Salah satunya berita yang baru-baru ini ramai diperbincangkan. Seorang remaja tega membunuh anak kandungnya sendiri karena tidak siap menikah dan punya anak. Okezone memberitakan remaja berinisial SNI (18) tega membunuh anaknya sendiri di dalam toilet Rumah Sakit Umum Daerah (RSUD) Beriman pada Rabu 24 Juli sekira mendapat kritikan pedas dari masyarakat. Banyak yang mempertanyakan mengapa pelaku bisa tega membunuh dengan keji terhadap buah hatinya yang ia lahirkan. Usut punya usut ternyata tindakannya itu karena ketidaksiapannya untuk menikah dan mengurus anak karena merasa masih muda.
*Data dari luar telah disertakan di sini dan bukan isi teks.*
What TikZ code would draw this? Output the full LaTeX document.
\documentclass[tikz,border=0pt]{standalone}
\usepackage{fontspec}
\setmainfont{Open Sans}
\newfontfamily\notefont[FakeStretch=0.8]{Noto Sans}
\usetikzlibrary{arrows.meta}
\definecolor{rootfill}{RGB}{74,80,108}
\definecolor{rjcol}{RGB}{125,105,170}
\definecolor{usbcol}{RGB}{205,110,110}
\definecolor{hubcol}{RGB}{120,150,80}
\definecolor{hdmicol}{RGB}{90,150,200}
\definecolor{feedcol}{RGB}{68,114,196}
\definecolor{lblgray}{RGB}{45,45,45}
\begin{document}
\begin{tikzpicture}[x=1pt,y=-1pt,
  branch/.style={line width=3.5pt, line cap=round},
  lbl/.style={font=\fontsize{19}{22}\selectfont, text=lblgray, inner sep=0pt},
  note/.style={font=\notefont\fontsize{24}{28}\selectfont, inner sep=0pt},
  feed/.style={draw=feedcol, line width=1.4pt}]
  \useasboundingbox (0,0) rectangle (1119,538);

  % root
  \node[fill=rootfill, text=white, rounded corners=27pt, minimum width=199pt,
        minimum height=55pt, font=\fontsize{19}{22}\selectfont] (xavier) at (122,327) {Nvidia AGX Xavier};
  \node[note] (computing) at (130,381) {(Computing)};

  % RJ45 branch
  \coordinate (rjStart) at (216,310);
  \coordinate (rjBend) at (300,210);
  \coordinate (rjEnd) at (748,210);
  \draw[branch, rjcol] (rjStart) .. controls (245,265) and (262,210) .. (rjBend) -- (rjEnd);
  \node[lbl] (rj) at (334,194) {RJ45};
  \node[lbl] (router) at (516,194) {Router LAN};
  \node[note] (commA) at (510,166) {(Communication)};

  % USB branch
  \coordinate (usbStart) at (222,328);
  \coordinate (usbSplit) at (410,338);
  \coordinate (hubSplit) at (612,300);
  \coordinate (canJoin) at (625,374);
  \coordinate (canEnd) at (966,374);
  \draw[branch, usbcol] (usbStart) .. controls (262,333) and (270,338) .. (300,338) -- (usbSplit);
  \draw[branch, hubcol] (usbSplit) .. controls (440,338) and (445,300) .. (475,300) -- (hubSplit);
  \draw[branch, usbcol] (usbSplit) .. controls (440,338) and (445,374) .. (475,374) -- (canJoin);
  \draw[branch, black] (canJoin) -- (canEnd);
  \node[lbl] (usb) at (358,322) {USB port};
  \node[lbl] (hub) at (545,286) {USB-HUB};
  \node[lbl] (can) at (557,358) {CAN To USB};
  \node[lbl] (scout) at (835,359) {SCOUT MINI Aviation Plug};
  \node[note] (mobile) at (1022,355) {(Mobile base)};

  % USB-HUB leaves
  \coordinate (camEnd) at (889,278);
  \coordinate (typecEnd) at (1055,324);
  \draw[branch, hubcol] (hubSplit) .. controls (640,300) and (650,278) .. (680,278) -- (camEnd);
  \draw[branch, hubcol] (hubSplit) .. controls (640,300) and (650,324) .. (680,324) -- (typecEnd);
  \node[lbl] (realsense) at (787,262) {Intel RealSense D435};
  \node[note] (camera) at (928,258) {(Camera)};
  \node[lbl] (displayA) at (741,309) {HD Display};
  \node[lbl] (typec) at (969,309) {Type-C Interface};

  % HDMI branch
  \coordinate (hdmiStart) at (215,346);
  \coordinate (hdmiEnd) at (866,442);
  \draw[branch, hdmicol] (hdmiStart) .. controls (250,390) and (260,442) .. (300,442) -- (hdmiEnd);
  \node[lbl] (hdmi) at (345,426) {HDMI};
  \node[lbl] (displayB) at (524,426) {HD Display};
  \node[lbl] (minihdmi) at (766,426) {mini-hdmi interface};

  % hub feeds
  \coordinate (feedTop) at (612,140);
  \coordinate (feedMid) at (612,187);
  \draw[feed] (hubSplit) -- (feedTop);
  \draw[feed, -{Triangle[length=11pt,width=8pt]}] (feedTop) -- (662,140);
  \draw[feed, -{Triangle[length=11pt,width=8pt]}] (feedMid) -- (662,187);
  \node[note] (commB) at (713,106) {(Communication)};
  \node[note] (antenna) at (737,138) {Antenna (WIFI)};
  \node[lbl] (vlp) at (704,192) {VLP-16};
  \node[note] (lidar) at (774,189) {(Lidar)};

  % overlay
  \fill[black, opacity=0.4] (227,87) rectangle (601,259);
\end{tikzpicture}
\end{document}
Cerita lain datang dari kamp pengungsian korban gempa dan tsunami di Palu. Tercatat setidaknya 12 kasus pernikahan anak di kamp pengusungsian yang tersebar di Palu, Sigi, dan Donggala Sulawesi Tengah dalam beberapa bulan terakhir. Fenomena ini menambah potret buram Sulawesi Tengah sebagai salah satu daerah dengan prevalensi pernikahan anak terbanyak.
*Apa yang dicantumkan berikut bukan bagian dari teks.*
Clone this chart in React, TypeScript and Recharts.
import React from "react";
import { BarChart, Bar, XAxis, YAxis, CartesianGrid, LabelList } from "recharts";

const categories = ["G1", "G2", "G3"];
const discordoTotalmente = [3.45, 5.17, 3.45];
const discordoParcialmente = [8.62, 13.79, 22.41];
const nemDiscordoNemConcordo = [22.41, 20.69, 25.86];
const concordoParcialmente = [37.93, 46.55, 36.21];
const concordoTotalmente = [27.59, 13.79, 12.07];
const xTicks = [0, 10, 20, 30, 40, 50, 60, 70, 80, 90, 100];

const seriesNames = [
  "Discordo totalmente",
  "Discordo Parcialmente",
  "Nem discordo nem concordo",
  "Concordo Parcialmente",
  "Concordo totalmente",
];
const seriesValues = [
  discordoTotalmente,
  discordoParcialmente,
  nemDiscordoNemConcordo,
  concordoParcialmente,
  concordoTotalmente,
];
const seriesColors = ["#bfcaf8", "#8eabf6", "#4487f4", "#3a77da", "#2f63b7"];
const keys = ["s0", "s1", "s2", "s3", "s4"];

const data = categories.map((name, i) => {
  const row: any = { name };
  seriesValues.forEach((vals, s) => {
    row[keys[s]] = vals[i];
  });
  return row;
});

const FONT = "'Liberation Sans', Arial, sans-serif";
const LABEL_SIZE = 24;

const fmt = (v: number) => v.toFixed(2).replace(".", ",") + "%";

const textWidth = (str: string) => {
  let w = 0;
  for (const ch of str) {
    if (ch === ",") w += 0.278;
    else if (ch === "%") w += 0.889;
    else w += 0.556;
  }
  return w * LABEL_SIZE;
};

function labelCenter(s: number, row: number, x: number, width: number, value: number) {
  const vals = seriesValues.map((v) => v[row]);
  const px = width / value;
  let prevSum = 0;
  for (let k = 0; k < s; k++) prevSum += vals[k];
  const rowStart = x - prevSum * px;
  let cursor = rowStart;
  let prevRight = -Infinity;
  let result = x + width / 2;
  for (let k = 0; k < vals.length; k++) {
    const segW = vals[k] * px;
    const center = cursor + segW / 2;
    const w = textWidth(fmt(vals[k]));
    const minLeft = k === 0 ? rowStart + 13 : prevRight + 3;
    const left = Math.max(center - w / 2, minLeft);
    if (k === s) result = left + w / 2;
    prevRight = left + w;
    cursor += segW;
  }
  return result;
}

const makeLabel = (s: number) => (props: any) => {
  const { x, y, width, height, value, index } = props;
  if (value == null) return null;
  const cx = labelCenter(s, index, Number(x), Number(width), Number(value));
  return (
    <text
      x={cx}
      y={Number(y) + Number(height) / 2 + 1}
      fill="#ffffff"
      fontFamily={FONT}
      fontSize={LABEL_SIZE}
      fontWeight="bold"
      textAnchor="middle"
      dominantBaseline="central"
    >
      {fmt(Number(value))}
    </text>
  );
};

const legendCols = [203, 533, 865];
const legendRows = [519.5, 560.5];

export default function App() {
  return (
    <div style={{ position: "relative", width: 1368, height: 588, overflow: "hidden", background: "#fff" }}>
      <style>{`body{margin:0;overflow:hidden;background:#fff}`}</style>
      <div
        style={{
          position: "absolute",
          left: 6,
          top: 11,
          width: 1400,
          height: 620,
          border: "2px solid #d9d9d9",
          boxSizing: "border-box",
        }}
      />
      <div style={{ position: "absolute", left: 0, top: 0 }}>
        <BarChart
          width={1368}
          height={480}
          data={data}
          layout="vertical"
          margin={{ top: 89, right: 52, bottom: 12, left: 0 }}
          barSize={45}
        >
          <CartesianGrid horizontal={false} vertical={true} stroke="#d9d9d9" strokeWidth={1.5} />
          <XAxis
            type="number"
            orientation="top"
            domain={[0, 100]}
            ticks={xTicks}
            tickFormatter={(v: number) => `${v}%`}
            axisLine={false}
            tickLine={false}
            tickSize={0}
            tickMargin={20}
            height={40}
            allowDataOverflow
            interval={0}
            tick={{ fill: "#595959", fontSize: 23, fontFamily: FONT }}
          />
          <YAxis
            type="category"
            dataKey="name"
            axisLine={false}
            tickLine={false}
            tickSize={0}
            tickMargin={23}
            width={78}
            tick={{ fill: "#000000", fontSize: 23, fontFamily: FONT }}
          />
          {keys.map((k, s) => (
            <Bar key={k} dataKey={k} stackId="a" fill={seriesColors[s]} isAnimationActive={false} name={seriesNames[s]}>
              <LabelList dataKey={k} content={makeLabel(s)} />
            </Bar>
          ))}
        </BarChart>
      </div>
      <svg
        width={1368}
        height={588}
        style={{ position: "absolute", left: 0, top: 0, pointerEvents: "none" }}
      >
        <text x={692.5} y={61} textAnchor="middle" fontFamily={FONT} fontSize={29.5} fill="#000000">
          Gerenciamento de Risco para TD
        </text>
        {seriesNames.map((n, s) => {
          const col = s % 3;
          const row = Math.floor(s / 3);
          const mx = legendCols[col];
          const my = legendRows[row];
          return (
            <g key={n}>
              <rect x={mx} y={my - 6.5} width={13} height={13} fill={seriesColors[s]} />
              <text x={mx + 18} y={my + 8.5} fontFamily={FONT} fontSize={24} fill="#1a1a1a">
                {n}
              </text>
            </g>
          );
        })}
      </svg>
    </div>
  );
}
Kasus pernikahan anak korban gempa ini disebut sebagai “fenomena gunung es”, mengingat terdapat 400 titik pengungsian yang tersebar di lokasi bencana. Mirisnya, tidak sedikit dari para remaja tersebut yang memutuskan menikah lantaran telah hamil. Artinya pergaulan bebas telah sangat merebak di daerah tersebut. Naudzubillah.
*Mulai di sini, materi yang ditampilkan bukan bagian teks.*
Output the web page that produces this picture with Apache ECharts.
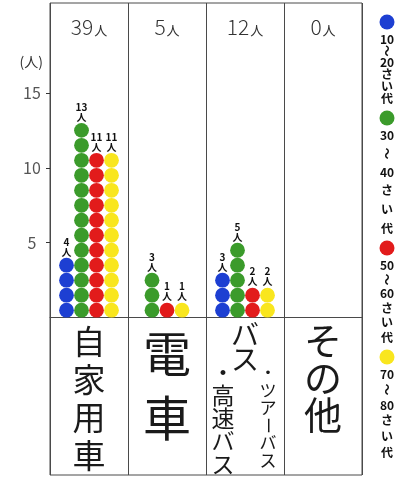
<!DOCTYPE html>
<html><head><meta charset="utf-8">
<script src="https://cdn.jsdelivr.net/npm/echarts@6/dist/echarts.min.js"></script>
<style>html,body{margin:0;padding:0;background:#fff}#c{width:406px;height:483px}</style>
</head><body><div id="c"></div>
<script>
// ---- data ----
const categories = ['自家用車', '電車', 'バス・ツアーバス・高速バス', 'その他'];
const totalLabels = ['39人', '5人', '12人', '0人'];
const ageGroups = ['10〜20さい代', '30〜40さい代', '50〜60さい代', '70〜80さい代'];
const age10to20 = [4, 0, 3, 0];
const age30to40 = [13, 3, 5, 0];
const age50to60 = [11, 1, 2, 0];
const age70to80 = [11, 1, 2, 0];
const yTicks = [5, 10, 15];
const yAxisName = '(人)';

const seriesValues = [age10to20, age30to40, age50to60, age70to80];
const colors = ['#1d3fd2', '#3b9b2b', '#e21b1b', '#f9e61e'];
const FONT = '"Noto Sans CJK JP", "Noto Sans", sans-serif';
const DOT_STEP = 15;

// horizontal offsets: non-empty groups in a category are centred side by side
const offsets = seriesValues.map(() => []);
categories.forEach((c, ci) => {
  const present = seriesValues.map((v, s) => s).filter(s => seriesValues[s][ci] > 0);
  present.forEach((s, i) => { offsets[s][ci] = (i - (present.length - 1) / 2) * DOT_STEP; });
});

const chart = echarts.init(document.getElementById('c'), null, {renderer: 'canvas'});

function bottomFmt(value, idx) {
  if (idx === 2) {
    const main = value.split('・')[0];
    return main.split('').map(ch => '{e|' + ch + '}').join('\n');
  }
  const st = ['a', 'b', 'e', 'c'][idx];
  return value.split('').map(ch => '{' + st + '|' + ch + '}').join('\n');
}

chart.setOption({
  backgroundColor: '#ffffff',
  animation: false,
  grid: {left: 50, right: 44, top: 3, bottom: 8, show: true, borderColor: '#4a4a4a', borderWidth: 1,
    containLabel: false, outerBoundsMode: 'none'},
  xAxis: [{
    type: 'category', data: categories, position: 'bottom',
    axisLine: {onZero: true, lineStyle: {color: '#4a4a4a', width: 1}},
    axisTick: {show: false},
    splitLine: {show: true, interval: 0, lineStyle: {color: '#4a4a4a', width: 1}},
    axisLabel: {
      interval: 0, margin: -153, formatter: bottomFmt, color: '#1a1a1a', verticalAlign: 'top',
      rich: {
        a: {fontSize: 33, lineHeight: 38, fontFamily: FONT, color: '#1a1a1a'},
        b: {fontSize: 48, lineHeight: 64, fontFamily: FONT, color: '#1a1a1a'},
        c: {fontSize: 38, lineHeight: 37, fontFamily: FONT, color: '#1a1a1a'},
        e: {fontSize: 28, lineHeight: 25, fontFamily: FONT, color: '#1a1a1a'}
      }
    }
  }, {
    type: 'category', data: totalLabels, position: 'top',
    axisLine: {show: false}, axisTick: {show: false}, splitLine: {show: false},
    axisLabel: {
      inside: true, interval: 0, margin: 14,
      formatter: v => '{d|' + v.replace('人', '') + '}{p|人}',
      rich: {
        d: {fontSize: 21, fontFamily: FONT, color: '#333', fontWeight: 300},
        p: {fontSize: 13, fontFamily: FONT, color: '#333', padding: [6, 0, 0, 1]}
      }
    }
  }],
  yAxis: {
    type: 'value', min: -10.5, max: 21,
    name: yAxisName, nameLocation: 'end', nameGap: -66,
    nameTextStyle: {align: 'right', padding: [0, 7, 0, 0], fontSize: 14, color: '#333', fontFamily: FONT},
    axisLine: {show: false},
    splitLine: {show: false},
    axisTick: {show: true, customValues: yTicks, length: 4, lineStyle: {color: '#333'}},
    axisLabel: {customValues: yTicks, margin: 18, align: 'center', fontSize: 16, color: '#555', fontFamily: FONT}
  },
  series: seriesValues.map((vals, s) => ({
    type: 'custom', name: ageGroups[s], xAxisIndex: 0, yAxisIndex: 0,
    data: vals.map((v, ci) => [ci, v]),
    encode: {x: 0, y: 1},
    renderItem(params, api) {
      const ci = api.value(0), n = api.value(1);
      if (!n) return null;
      const base = api.coord([ci, 0]);
      const unit = api.size([0, 1])[1];
      const cx = base[0] + offsets[s][ci];
      const children = [];
      for (let k = 0; k < n; k++) {
        children.push({type: 'circle', shape: {cx: cx, cy: base[1] - (k + 0.5) * unit, r: 7.4},
          style: {fill: colors[s]}});
      }
      children.push({type: 'text', style: {
        text: n + '\n人', x: cx, y: base[1] - n * unit - 1, align: 'center', verticalAlign: 'bottom',
        font: 'bold 10px ' + FONT, lineHeight: 10, fill: '#111'}});
      return {type: 'group', children: children};
    }
  }))
});

// ---- hand-made vertical legend and bus sub-labels ----
function tokenize(str) {
  const out = [];
  for (const ch of str) {
    if (/[0-9]/.test(ch) && out.length && /^[0-9]+$/.test(out[out.length - 1])) out[out.length - 1] += ch;
    else out.push(ch);
  }
  return out;
}
function vText(tokens, x, ys, font, color) {
  return tokens.map((t, i) => ({
    type: 'text', x: x, y: ys[i],
    rotation: (t === '〜' || t === 'ー') ? -Math.PI / 2 : 0,
    style: {text: t, x: 0, y: 0, align: 'center', verticalAlign: 'middle', font: font, fill: color}
  }));
}
const graphic = [];
const dotYs = [22, 118, 248, 357];
const legendX = 387;
ageGroups.forEach((name, i) => {
  graphic.push({type: 'circle', shape: {cx: legendX, cy: dotYs[i], r: 7.5}, style: {fill: colors[i]}});
  const toks = tokenize(name);
  const y0 = dotYs[i] + 17;
  const y1 = (i < dotYs.length - 1 ? dotYs[i + 1] : 472) - 20;
  const step = (y1 - y0) / (toks.length - 1);
  graphic.push(...vText(toks, legendX, toks.map((t, k) => y0 + k * step), 'bold 12px ' + FONT, '#111'));
});
const busParts = categories[2].split('・');
let busPix = chart.convertToPixel({xAxisIndex: 0}, 2);
const busX = Array.isArray(busPix) ? busPix[0] : busPix;
const rightTok = ['・'].concat(busParts[1].split(''));
const leftTok = ['・'].concat(busParts[2].split(''));
graphic.push(...vText(rightTok, busX + 23, rightTok.map((t, k) => 373 + k * 17.5), '17px ' + FONT, '#1a1a1a'));
graphic.push(...vText(leftTok, busX - 22, leftTok.map((t, k) => 372 + k * 23), '23px ' + FONT, '#1a1a1a'));
chart.setOption({graphic: graphic});
</script>
</body></html>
Berbagai berita semacam itu seakan tidak lagi tabu. Masyarakat seakan sudah sangat terbiasa dengan kejadian MBA (married by accident) saking sudah sering terjadi. Baik di televisi, media cetak, maupun pemberitaan di dunia maya, hamil sebelum menikah menjadi hal yang sudah tak asing lagi.

Yang menjadi pertanyaan adalah mengapa para remaja itu sangat mudah terjebak dalam pergaulan bebas, tanpa siap menerima konsekuensi dari pergaualan bebeas tersebut? Tidak mungkin mereka tidak mengetahui hamil adalah konsekuensi terdekat yanga akan mereka alami ketika melakukan hubungan terlarang. Namun nyatanya, kejadian ini terus berulang bahkan terjadi di semua kalangan, muda, tua, single maupun sudah punya pasangan.

Inilah sebenarnya realita yang terjadi akibat jauhnya agama dari kehidupan. Sekulersime yang telah tertanam sejak lahir di tengah-tengah masyarakat bertanggungjawab penuh terhadap lahirnya generasi rusak. Generasi yang tak lebih dari para penghamba hawa nafsu.